For eight hours a day, from 7:30am to 3:30pm (or later on days when there was choir practice), and for five days a week (six when you had Saturday school), the lives we led were regimented and proscribed. We marched around in a circle at cotillion. We obeyed a byzantine system of pointless rules at school. We were expected to be obedient and respectful. We addressed our elders as “ma’am” and “sir”, we did our homework, we ate our vegetables, we drank our milk.

But we snuck Stephen King books into our bedrooms and read about a plague wiping out humanity and a few brave survivors who started the whole circus over again from scratch. We read about abusive dads with roque mallets trying to beat their kids to death. We read about small towns like ours overrun by vampires and the adults too stupid, venal, and morally compromised to stop it. We read Clive Barker. We read V.C. Andrews. 

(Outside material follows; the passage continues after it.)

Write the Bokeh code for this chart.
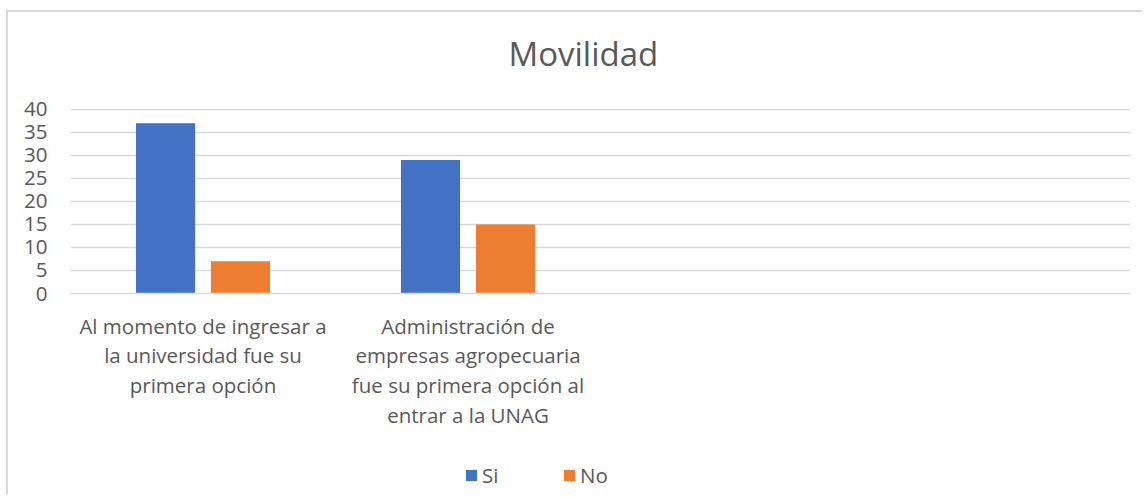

It all made sense to us. In fact, horror looked more like the real world than the Disney movies and laff-tracked television shows we grew up on. We’d been sold a vision of a world that was homework and Saturday School and honor rolls and everyone marching around in a circle, but we suspected the real world was a lot more like those gray, wet gloves the girls wore. And the world we wanted to live in was full of mess, and chaos, and gleeful anarchy, and blood squibs erupting like an exclamation point out of someone’s skull. Tell John Carpenter that the Thing’s six foot long screaming head couldn’t wear culottes. Tell Near Dark’s hillbilly vampires their hair couldn’t touch their collars. 

To us, all those monsters and murders weren’t about hurting people. They were about taking Jason’s machete and using it to hack open a door in this wall. We wanted to slide down an escape chute greased with guts, ride to freedom on Godzilla’s back, take this world that had nothing to offer us but demerits and detentions and crack it in half so the mutants could scramble out and rule the earth. 

All of us loved horror, because horror loved us back. And you know what they say about first love. For the rest of your life, nothing else will ever come close.